++++ Dataset records
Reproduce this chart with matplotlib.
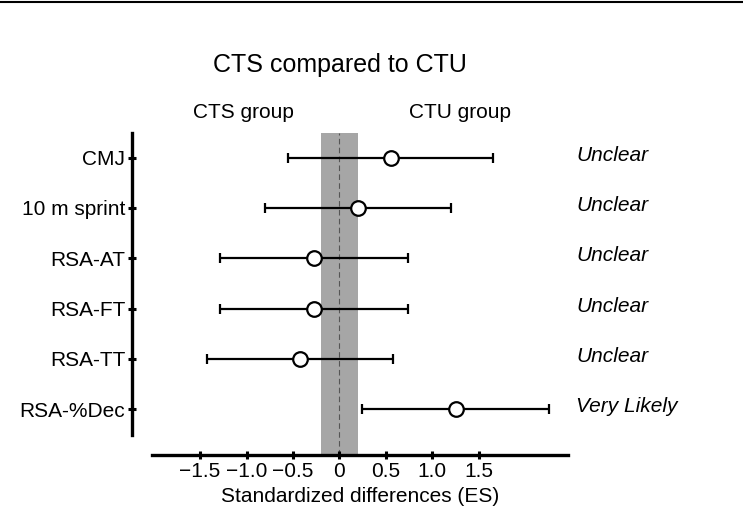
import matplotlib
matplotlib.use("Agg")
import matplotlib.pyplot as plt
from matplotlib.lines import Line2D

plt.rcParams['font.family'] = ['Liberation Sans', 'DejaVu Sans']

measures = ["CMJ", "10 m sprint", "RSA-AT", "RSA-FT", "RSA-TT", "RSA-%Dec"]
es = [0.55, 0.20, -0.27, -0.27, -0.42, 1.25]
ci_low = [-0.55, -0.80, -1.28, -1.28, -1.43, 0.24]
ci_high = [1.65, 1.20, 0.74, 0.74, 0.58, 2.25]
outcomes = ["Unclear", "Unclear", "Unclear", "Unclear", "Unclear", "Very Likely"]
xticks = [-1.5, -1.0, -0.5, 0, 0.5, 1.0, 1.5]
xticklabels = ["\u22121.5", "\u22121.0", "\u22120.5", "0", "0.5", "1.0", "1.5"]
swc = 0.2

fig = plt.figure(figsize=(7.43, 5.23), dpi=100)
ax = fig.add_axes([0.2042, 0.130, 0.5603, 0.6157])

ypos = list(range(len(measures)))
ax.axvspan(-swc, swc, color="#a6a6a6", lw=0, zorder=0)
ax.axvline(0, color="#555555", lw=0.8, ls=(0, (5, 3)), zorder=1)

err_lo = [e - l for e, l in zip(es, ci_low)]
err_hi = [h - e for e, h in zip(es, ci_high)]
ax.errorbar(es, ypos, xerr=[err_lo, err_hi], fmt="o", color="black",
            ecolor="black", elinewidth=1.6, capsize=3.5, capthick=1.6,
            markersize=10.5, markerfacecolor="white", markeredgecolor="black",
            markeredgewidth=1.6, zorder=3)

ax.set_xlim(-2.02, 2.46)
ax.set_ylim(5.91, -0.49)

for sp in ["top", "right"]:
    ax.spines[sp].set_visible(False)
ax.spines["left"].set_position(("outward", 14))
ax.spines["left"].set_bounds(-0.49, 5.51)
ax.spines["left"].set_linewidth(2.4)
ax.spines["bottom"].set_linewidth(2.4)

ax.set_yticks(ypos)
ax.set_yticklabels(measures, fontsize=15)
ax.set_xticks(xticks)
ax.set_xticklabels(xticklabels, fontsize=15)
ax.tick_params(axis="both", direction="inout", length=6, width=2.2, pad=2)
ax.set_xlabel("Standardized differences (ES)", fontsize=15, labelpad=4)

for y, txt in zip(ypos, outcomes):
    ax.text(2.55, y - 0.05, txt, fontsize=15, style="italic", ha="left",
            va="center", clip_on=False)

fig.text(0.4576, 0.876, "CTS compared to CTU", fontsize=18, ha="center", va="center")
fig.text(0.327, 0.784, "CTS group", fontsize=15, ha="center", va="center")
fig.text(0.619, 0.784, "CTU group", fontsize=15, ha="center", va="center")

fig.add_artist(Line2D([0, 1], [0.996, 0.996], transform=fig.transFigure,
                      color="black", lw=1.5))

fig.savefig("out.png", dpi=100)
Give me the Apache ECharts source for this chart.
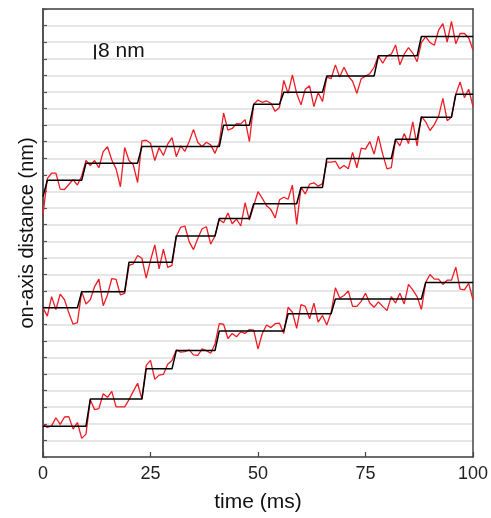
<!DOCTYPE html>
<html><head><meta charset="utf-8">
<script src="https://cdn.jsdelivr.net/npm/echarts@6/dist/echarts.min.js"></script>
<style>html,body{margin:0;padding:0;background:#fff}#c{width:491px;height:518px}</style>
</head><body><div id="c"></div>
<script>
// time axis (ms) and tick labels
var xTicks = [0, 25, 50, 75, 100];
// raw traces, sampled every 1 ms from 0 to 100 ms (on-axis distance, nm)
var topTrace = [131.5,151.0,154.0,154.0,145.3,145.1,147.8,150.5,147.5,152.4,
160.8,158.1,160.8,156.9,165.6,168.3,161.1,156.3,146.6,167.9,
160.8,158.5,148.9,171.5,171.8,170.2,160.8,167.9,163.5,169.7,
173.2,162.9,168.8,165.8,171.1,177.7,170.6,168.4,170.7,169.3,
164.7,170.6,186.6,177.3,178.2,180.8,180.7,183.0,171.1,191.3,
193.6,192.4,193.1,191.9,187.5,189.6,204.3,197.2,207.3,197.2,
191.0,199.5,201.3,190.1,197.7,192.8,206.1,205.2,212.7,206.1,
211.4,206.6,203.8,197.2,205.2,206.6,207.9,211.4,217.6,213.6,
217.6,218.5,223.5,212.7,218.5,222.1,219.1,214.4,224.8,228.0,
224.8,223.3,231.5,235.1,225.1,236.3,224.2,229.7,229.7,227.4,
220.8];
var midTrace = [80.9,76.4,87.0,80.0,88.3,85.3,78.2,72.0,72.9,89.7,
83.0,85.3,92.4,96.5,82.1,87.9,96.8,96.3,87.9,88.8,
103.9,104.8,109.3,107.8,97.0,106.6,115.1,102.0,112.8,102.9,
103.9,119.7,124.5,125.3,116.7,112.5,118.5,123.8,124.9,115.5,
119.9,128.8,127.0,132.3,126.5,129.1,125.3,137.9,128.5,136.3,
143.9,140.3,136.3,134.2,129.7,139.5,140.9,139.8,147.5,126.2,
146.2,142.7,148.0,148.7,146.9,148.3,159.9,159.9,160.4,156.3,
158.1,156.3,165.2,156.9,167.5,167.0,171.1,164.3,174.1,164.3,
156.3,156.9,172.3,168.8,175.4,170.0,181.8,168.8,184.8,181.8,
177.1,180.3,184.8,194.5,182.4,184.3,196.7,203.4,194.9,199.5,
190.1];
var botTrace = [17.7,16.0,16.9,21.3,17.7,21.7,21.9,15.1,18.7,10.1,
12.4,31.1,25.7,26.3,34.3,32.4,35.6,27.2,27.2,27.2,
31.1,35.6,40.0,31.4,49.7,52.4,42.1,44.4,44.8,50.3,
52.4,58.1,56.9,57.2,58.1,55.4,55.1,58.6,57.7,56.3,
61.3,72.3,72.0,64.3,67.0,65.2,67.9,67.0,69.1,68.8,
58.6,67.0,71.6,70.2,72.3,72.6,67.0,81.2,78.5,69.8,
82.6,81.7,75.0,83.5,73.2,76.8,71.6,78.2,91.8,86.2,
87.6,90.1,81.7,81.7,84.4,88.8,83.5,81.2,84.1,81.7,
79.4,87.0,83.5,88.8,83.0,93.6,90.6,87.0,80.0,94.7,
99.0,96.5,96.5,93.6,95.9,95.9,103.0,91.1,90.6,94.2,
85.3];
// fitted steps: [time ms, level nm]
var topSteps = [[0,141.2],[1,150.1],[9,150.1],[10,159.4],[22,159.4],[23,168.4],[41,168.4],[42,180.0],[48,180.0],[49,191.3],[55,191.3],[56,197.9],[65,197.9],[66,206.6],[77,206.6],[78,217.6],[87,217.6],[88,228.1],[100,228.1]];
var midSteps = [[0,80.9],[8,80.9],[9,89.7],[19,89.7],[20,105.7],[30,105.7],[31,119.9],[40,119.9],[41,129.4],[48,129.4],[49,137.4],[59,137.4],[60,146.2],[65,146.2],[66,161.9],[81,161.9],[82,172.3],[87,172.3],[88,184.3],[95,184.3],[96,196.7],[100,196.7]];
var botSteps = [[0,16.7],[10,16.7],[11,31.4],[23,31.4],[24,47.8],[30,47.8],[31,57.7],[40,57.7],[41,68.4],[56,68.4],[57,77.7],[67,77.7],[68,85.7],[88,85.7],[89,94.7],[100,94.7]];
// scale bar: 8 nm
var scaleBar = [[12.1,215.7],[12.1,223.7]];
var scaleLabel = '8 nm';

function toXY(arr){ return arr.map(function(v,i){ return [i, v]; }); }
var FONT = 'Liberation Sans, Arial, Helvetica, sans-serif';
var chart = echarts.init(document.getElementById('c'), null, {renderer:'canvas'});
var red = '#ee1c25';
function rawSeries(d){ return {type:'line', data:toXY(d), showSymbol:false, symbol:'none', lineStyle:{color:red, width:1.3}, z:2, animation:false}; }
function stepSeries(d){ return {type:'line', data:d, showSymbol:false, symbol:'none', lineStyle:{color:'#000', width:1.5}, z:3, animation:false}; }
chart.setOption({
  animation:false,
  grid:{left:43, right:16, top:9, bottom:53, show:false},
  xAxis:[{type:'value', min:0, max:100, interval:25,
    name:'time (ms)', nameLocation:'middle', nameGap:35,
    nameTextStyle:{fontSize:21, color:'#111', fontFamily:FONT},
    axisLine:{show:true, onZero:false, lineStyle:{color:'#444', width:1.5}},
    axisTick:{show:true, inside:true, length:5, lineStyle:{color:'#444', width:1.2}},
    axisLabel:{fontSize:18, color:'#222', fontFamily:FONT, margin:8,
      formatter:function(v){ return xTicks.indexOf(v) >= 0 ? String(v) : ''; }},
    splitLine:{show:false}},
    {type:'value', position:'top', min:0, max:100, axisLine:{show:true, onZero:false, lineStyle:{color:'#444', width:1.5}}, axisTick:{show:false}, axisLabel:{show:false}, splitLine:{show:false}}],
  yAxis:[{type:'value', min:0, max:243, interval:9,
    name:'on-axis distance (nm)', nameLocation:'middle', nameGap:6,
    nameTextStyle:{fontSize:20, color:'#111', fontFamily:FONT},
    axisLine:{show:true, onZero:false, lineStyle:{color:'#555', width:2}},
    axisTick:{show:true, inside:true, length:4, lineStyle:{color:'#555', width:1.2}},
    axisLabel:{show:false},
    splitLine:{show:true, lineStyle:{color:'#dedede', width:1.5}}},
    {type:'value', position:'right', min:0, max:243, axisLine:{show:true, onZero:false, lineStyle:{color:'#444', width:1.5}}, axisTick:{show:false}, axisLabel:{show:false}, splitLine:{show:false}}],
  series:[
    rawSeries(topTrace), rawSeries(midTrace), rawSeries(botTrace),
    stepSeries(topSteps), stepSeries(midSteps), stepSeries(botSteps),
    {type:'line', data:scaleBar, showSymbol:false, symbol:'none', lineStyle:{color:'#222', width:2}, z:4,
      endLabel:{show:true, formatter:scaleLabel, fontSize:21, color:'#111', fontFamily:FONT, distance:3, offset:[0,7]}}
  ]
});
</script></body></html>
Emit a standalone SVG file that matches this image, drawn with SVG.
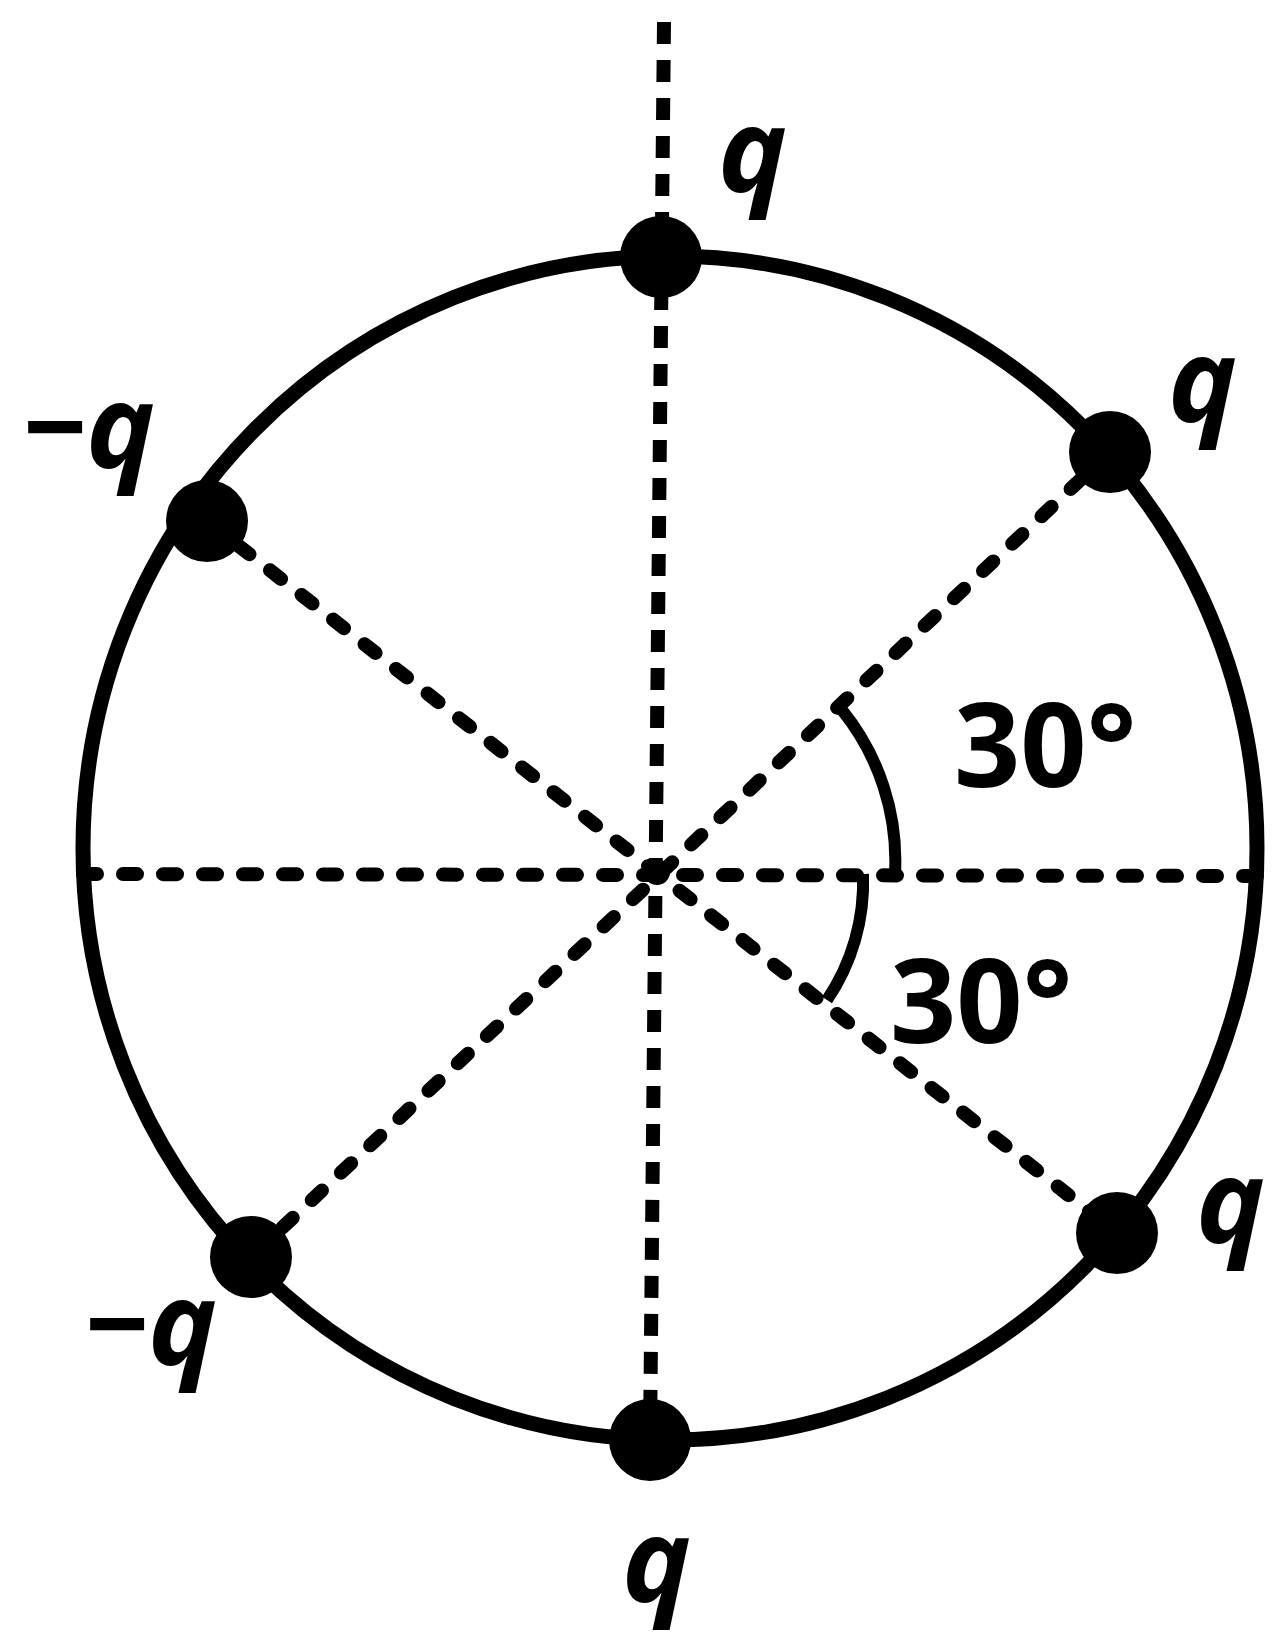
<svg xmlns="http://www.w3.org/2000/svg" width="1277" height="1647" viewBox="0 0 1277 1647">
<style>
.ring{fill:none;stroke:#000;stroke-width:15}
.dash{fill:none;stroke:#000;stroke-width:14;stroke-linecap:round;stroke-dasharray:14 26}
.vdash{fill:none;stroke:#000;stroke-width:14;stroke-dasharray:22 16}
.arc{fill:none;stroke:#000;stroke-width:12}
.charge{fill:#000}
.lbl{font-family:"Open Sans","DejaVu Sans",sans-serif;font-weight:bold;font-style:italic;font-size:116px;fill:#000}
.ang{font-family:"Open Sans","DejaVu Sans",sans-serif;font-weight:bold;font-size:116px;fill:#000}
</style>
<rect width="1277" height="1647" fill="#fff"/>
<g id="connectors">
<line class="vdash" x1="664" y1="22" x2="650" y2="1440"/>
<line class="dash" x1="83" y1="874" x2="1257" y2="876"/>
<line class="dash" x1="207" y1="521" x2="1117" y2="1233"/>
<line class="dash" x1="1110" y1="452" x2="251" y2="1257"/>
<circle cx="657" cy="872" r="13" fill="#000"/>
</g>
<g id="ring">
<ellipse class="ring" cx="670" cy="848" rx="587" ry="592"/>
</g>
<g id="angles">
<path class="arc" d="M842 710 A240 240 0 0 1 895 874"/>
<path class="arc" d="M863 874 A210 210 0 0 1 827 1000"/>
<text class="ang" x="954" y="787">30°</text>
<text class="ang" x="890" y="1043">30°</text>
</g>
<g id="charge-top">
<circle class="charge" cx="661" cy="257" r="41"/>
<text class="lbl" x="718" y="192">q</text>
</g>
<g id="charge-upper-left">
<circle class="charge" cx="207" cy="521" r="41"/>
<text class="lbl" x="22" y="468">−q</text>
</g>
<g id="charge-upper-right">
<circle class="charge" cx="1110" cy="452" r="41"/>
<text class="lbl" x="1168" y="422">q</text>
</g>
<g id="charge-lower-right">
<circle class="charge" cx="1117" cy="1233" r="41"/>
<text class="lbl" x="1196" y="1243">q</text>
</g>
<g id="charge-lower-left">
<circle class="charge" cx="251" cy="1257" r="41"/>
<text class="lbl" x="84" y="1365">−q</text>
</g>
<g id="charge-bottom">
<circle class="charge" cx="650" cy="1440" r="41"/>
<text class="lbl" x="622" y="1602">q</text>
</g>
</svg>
++++++++
:: Requirement ::
From the entries above, extract every line where the word "this" appears.

:: Correct output ::
Reproduce this chart with matplotlib.
Give me the Apache ECharts source for this chart.
Emit a standalone SVG file that matches this image, drawn with SVG.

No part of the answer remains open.